My guess is that there must have only been 1 thread per day (per week?) back then...kinda like a continuous Chat Room. HEY! That gives me an idea....







...OH, Douuuuuug


----------



## tdvffjohn (Mar 10, 2005)

When I joined, the average during 10 hrs of daylight was about 15 a day. You were so happy to read any post when you checked in and there was one









John

Its fun and I did do it , to go back to the beggining pages of each forum topic and read the first years posts. It was long if it had 10 in the whole discussion.


----------



## MaeJae (May 12, 2005)

mswalt said:


> > Wow!
> >
> > Members #2, #9,& #4 having a heated discussion back in the day...
> 
> ...


How'd ya guess?









I heard you were very intelligent!

MaeJae


----------



## wolfwood (Sep 19, 2005)

MaeJae said:


> > Wow!
> >
> > Members #2, #9,& #4 having a heated discussion back in the day...
> 
> ...


How'd ya guess?









I heard you were very intelligent!

MaeJae[/quote]
In a manly sort of way


----------



## NDJollyMon (Aug 22, 2003)

Good one! That would have been my very FIRST WINTERIZATION!
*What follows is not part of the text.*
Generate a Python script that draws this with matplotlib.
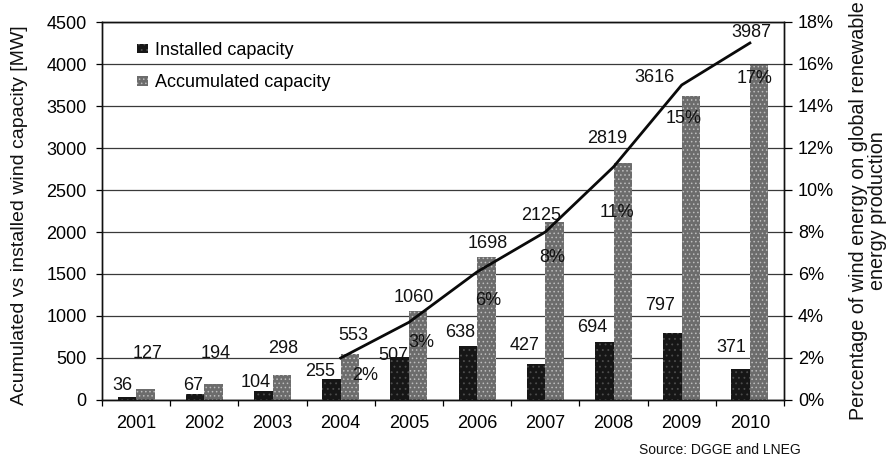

Boy, you aren't kidding. Back in the day...if you had a question, you may not even get a reply...let alone an answer! We just had to figure things out, and share the result. Trial and error.

We all came from RV.DARKSIDE or that forumco site.


----------



## wolfwood (Sep 19, 2005)

NDJollyMon said:


> Good one! That would have been my very FIRST WINTERIZATION!
> 
> Boy, you aren't kidding. Back in the day...if you had a question, you may not even get a reply...let alone an answer! We just had to figure things out, and share the result. Trial and error.
> 
> We all came from RV.DARKSIDE or that forumco site.


... and, man, are we  ever lucky that you did!!!!

You've come a long way, baby!!


----------



## HootBob (Apr 26, 2004)

tdvffjohn said:


> When I joined, the average during 10 hrs of daylight was about 15 a day. You were so happy to read any post when you checked in and there was one
> 
> 
> 
> ...


Boy John I remember those days well

Don


----------



## Oregon_Camper (Sep 13, 2004)

This is sure a funny post from the past.

We now have 15 posts every 5 minutes vs. 15 posts a week.


----------



## egregg57 (Feb 13, 2006)

wolfwood said:


> > Wow!
> >
> > Members #2, #9,& #4 having a heated discussion back in the day...
> 
> ...


How'd ya guess?









I heard you were very intelligent!

MaeJae[/quote]
In a manly sort of way








[/quote]















Hmmmmmmm


----------